À l’époque, les Afghans n’avaient aucune place dans le discours politique occidental sur les réfugiés. En fait, ils étaient rarement considérés comme des réfugiés. Pourquoi ? Parce que, jusqu’au 15 août – date à laquelle les talibans sont entrés dans la capitale, Kaboul – la plupart de ceux qui fuyaient l’Afghanistan étaient considérés selon une autre classification : migrants, immigrants illégaux, étrangers en situation irrégulière, etc.

Pire encore, ils étaient parfois dépeints comme des parasites profitant de la sympathie internationale pour les réfugiés, en général, et les Syriens, en particulier.

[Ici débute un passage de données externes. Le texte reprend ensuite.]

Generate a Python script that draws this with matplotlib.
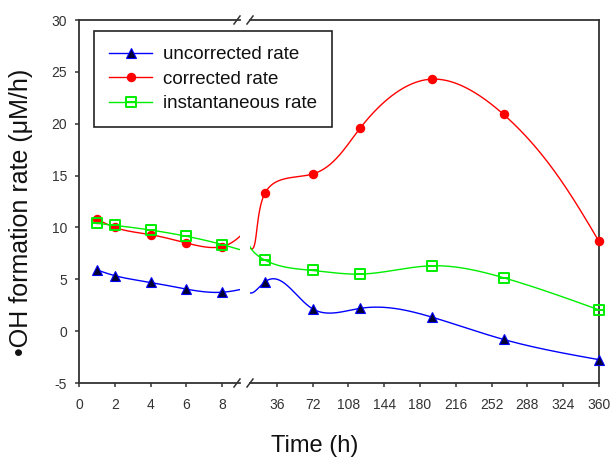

La leçon à tirer est que les Afghans fuyant leur pays déchiré par la guerre et occupé par les États-Unis n’étaient pas d’une grande utilité politique pour leurs éventuels pays d’accueil. Dès que l’Afghanistan est tombé aux mains des talibans et que les États-Unis, ainsi que leurs alliés de l’OTAN, ont été contraints de quitter le pays, le langage a immédiatement changé, car les réfugiés ont alors servi un objectif politique.

Par exemple, la ministre italienne de l’intérieur Luciana Lamorgese a été l’une des premières à défendre la nécessité d’un soutien européen aux réfugiés afghans. Elle a déclaré lors d’un “forum de l’Union européenne sur la protection des Afghans”, le 8 octobre, que l’Italie travaillerait avec ses alliés pour s’assurer que les Afghans en fuite puissent atteindre l’Italie via des pays tiers.

L’hypocrisie est ici palpable. L’Italie, comme d’autres pays européens, a fait tout son possible pour empêcher les réfugiés d’arriver sur ses côtes. Ses politiques ont notamment consisté à empêcher les bateaux de réfugiés en Méditerranée d’atteindre les eaux territoriales italiennes, à financer et à créer des camps de réfugiés en Libye – souvent décrits comme des “camps de concentration” – pour accueillir les réfugiés qui sont “pris” en train de tenter de fuir vers l’Europe et, enfin, à poursuivre les travailleurs humanitaires italiens et même les élus qui ont osé prêter main forte aux réfugiés.

La dernière victime en date de la campagne de répression des autorités italiennes à l’encontre des réfugiés et des demandeurs d’asile est Domenico Lucano, l’ancien maire de Riace, dans la région de Calabre (sud de l’Italie), qui a été condamné par le tribunal italien de Locri à plus de 13 ans de prison pour “irrégularités dans la gestion des demandeurs d’asile”. Le verdict prévoit également une amende de 500 000 euros pour rembourser les fonds reçus de l’UE et du gouvernement italien.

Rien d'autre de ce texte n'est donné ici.